In zijn ouderlijk huis – de Bonhoeffers waren een vooraanstaande Berlijnse familie en vader Karl was als psychiater en hoogleraar verbonden aan het universitaire ziekenhuis Charité – kwamen tegenstanders van het regime bij elkaar en overwogen er een aanslag op Hitler. Na veel nadenken sloot Dietrich zich bij hen aan. Mag een christen zich verzetten tegen het gebod ‘Gij zult niet doden’ om de mensheid, de menselijke waardigheid en de menselijkheid te redden? Na bidden en bezinnen besloot Bonhoeffer: ‘In gehoorzaamheid aan Christus moet een christen het wagen om zonden op zich te nemen: ja, dat hij in een situatie kan geraken dat hij ter wille van de liefde en de waarheid alle geboden moet overtreden, zelfs moorden.’

Door zondigheid in de verantwoordelijkheid te incalculeren levert Bonhoeffer alvast geen goedkoop argument om de tirannenmoord of bewapeing van een onderdrukt volk goed te keuren. Hij argumenteert vanuit de consequentie van de trouw, de trouw aan de gefolterde mens en aan de medelijdende God, omdat – ik citeer Bonhoeffer – ‘dadenloos wachten en stom toekijken geen christelijke houdingen zijn’. ‘De christen wordt niet eerst door de pijn aan zijn eigen lichaam tot actie en medeleven opgeroepen maar door de pijn aan het lichaam van de broeders voor wie Christus heeft geleden. Ik geloof dat God ook uit het kwaad goed kan laten ontstaan en dat ook zal… Ik geloof dat ook onze fouten en vergissingen niet nodeloos zijn en dat het voor God niet moeilijker is om ermee klaar te geraken dan met onze vermeende goede daden. God is immers geen tijdloos fatum, maar Hij wacht en antwoordt op onze oprechte gebeden en verantwoordelijke daden.’
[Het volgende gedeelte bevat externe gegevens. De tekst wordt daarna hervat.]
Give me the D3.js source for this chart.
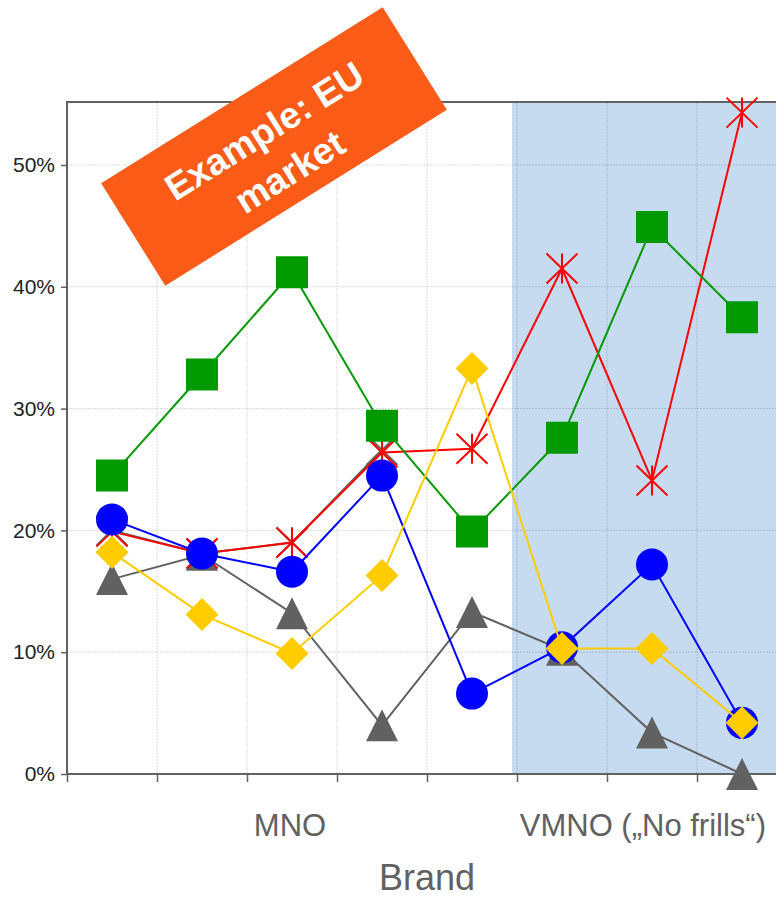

Ik weet dat velen mij dit kwalijk zullen nemen, ook en misschien vooral binnen de vredesbeweging, maar ik meen dat ter wille van de vrede en het respect voor de menselijke waardigheid ook de vredesbeweging, mea culpa kloppend, moet durven zijn handen vuil te maken. Tegelijk moet de vredesbeweging bemiddelen voor onderhandelingen en vredesgesprekken, en daarna, als de wapens zwijgen, de eerste zijn om te werken aan verzoening.